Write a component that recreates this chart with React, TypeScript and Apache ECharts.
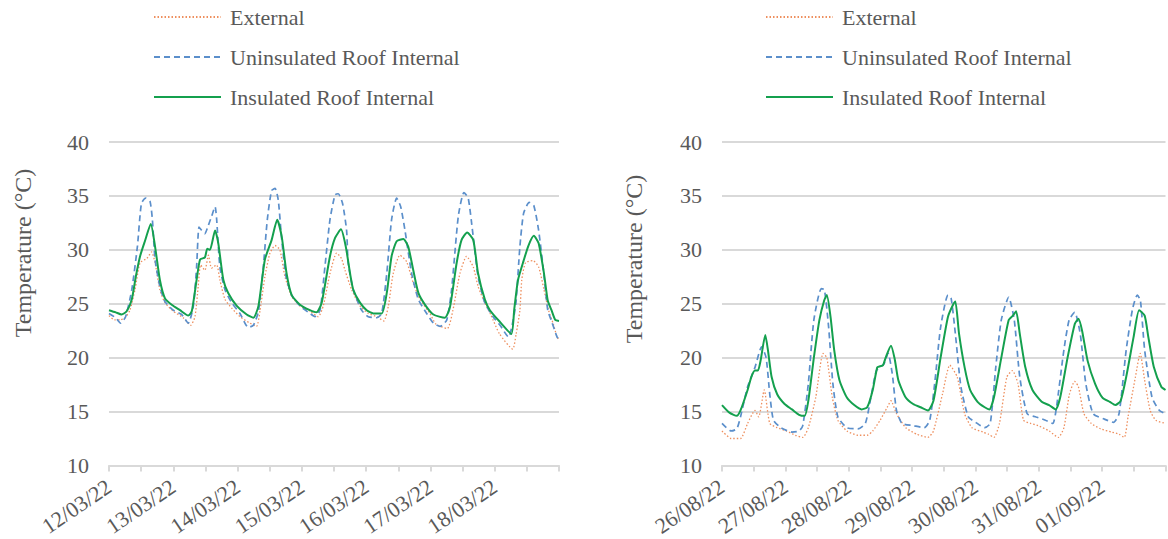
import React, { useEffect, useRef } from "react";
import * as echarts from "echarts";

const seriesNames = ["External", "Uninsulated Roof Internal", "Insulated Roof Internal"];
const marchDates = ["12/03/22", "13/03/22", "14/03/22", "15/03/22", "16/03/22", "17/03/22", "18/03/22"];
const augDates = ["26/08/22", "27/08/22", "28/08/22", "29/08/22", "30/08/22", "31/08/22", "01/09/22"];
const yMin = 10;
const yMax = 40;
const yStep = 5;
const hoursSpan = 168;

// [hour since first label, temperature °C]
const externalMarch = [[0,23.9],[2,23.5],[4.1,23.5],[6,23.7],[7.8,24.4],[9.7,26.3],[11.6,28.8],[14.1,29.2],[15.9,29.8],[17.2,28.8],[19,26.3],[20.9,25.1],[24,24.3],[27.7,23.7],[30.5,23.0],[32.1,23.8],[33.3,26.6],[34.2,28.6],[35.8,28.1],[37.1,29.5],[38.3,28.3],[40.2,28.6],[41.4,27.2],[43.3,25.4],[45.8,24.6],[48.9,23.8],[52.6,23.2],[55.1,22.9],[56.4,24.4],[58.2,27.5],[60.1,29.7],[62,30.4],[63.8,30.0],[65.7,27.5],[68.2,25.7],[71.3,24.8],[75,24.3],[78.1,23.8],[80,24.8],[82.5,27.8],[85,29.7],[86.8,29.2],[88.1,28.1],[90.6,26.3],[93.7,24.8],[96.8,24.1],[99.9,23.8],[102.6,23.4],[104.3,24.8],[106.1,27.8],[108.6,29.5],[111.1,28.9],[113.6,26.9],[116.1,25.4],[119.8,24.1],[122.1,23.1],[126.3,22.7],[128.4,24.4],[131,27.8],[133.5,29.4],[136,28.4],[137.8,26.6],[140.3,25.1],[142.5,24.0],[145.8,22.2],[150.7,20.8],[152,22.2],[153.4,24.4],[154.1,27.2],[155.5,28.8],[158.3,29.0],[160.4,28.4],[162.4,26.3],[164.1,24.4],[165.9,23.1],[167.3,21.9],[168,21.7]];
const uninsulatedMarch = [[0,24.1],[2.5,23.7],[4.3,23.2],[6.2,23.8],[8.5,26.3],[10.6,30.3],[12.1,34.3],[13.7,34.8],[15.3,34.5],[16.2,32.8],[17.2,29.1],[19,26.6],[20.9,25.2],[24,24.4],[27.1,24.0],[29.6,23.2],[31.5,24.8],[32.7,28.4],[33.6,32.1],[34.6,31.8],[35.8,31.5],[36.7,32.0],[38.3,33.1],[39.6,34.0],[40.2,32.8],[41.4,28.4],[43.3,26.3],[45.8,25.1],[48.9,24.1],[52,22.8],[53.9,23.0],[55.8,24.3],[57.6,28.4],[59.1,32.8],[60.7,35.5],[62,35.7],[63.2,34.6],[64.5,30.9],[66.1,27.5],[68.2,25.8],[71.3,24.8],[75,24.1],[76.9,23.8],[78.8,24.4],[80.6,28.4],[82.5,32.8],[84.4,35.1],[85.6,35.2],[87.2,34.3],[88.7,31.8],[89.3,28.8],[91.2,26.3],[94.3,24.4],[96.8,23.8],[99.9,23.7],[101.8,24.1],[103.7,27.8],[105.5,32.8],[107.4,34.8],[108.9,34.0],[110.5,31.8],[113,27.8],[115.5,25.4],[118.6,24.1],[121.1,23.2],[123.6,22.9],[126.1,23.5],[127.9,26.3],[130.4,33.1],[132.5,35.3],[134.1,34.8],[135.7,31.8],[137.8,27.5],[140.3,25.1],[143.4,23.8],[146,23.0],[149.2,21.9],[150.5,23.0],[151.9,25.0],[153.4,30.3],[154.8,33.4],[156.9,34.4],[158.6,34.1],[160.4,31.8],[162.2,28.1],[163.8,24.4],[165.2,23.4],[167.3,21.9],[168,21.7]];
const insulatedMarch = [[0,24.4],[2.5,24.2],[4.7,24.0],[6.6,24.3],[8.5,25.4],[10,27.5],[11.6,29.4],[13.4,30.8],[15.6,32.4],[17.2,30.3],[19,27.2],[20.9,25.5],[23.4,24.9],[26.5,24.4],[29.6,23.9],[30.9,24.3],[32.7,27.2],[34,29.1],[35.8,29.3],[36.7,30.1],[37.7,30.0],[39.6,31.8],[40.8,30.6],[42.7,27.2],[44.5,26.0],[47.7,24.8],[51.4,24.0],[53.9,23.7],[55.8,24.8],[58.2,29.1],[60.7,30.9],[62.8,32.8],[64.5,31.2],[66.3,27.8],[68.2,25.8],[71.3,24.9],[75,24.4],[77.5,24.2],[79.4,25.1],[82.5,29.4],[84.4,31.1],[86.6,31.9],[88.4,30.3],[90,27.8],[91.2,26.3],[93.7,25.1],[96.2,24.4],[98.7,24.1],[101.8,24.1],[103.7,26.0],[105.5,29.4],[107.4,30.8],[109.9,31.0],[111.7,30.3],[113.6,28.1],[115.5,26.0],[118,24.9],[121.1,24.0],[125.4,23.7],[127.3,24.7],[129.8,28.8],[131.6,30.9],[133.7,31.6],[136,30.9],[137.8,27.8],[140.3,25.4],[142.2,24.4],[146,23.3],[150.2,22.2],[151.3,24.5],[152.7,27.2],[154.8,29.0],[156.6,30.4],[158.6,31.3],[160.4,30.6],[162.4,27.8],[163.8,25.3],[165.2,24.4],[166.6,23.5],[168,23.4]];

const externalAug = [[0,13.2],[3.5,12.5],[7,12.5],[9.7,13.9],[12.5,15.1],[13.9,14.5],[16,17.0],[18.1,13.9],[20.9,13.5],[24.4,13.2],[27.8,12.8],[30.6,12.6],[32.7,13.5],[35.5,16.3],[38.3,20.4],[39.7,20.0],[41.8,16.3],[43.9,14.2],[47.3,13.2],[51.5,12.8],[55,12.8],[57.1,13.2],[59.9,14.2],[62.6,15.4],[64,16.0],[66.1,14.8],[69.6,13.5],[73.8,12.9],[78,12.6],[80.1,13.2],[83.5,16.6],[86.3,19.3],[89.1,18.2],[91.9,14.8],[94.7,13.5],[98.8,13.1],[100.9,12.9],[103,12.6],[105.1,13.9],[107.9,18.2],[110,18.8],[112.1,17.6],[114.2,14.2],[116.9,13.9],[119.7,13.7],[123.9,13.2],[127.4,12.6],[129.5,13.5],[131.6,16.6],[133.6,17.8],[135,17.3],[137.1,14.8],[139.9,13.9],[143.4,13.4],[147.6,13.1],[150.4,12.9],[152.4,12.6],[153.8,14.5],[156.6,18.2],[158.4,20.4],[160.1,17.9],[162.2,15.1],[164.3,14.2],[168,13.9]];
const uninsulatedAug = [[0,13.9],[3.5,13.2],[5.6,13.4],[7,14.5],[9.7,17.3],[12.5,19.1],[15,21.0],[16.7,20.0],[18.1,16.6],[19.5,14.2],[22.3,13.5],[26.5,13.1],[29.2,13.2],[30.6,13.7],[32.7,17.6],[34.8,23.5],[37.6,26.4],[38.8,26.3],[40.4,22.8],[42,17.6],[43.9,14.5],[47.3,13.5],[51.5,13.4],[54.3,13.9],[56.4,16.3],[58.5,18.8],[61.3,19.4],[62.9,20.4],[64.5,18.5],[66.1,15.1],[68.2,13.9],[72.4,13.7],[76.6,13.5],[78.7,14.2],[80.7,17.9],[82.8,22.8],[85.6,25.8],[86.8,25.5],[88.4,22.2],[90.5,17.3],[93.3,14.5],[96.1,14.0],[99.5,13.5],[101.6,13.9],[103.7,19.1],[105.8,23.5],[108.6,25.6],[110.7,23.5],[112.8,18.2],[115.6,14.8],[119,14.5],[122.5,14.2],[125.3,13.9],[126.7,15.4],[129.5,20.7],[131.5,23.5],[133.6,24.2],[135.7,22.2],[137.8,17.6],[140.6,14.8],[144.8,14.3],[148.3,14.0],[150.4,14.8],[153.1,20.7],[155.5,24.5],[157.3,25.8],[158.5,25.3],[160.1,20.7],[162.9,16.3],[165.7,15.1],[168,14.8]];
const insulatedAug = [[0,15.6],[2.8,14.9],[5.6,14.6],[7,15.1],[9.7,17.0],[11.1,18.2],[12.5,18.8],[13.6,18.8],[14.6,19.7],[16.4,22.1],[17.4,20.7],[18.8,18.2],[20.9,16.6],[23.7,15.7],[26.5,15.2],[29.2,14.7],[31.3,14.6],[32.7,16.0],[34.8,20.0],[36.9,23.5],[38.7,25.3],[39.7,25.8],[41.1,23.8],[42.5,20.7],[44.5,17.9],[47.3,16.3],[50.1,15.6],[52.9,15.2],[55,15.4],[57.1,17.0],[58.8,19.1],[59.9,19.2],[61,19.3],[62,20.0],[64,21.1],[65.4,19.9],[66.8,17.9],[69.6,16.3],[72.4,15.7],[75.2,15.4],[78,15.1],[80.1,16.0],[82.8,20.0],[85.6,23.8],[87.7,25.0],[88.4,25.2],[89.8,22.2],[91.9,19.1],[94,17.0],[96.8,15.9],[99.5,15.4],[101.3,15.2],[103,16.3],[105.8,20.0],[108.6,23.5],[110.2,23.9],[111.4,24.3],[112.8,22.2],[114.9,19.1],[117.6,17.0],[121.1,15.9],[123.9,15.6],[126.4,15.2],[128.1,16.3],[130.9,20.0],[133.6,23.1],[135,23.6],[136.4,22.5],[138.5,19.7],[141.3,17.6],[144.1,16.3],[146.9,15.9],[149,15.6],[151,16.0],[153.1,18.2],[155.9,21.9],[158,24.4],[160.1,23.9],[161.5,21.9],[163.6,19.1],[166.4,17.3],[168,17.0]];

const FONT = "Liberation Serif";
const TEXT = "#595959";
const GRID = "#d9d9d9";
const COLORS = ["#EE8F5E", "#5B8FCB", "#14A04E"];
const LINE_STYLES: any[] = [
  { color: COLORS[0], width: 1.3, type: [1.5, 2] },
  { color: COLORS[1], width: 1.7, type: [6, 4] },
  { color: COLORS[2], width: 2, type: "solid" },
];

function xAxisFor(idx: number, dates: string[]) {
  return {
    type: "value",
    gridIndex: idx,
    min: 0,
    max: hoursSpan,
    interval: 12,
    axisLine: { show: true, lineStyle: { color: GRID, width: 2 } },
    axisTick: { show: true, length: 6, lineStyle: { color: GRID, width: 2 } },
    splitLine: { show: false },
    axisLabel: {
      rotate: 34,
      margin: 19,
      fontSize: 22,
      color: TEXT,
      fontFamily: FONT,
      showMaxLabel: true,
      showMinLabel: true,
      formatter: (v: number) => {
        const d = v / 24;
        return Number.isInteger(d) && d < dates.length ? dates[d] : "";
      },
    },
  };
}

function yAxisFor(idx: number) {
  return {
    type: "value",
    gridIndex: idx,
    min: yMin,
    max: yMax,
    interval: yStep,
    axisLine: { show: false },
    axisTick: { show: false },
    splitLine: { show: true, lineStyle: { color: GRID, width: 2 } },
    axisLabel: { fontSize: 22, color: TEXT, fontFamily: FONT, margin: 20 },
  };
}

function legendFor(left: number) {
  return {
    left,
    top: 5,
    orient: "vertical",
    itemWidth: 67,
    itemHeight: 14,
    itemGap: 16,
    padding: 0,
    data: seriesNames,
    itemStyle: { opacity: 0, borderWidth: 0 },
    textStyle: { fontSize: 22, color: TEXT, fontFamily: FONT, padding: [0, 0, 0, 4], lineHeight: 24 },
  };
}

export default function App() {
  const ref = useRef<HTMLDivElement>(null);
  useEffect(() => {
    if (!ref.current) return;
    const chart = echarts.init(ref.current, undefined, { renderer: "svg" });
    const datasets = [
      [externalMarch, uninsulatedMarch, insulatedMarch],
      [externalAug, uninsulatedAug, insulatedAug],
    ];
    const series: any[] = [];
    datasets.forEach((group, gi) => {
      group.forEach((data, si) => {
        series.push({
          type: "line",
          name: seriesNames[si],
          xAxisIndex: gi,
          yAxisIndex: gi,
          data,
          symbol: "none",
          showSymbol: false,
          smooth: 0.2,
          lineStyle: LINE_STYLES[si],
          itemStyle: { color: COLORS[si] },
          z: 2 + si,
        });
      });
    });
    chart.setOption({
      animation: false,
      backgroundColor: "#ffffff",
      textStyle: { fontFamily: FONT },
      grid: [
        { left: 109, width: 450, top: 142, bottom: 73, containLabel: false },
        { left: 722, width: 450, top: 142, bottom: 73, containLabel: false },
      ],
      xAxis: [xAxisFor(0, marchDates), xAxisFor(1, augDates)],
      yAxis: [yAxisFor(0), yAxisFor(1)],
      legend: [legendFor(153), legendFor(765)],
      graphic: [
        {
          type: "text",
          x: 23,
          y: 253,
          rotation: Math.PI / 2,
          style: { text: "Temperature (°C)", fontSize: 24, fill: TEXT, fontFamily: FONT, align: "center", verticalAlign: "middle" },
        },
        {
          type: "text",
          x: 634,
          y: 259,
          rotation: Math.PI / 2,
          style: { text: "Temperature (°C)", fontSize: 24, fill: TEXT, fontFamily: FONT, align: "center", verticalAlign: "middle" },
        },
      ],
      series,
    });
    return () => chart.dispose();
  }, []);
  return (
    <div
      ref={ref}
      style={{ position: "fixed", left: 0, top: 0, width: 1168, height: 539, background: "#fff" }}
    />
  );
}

◆ ◆ ◆ ◆

[TASK DIRECTIONS]: Without the pictures, please reproduce each line of the listing above exactly, from the first one through the line bearing "const hoursSpan = 168;".

[RESPONSE]:
Write a component that recreates this chart with React, TypeScript and Apache ECharts.
import React, { useEffect, useRef } from "react";
import * as echarts from "echarts";

const seriesNames = ["External", "Uninsulated Roof Internal", "Insulated Roof Internal"];
const marchDates = ["12/03/22", "13/03/22", "14/03/22", "15/03/22", "16/03/22", "17/03/22", "18/03/22"];
const augDates = ["26/08/22", "27/08/22", "28/08/22", "29/08/22", "30/08/22", "31/08/22", "01/09/22"];
const yMin = 10;
const yMax = 40;
const yStep = 5;
const hoursSpan = 168;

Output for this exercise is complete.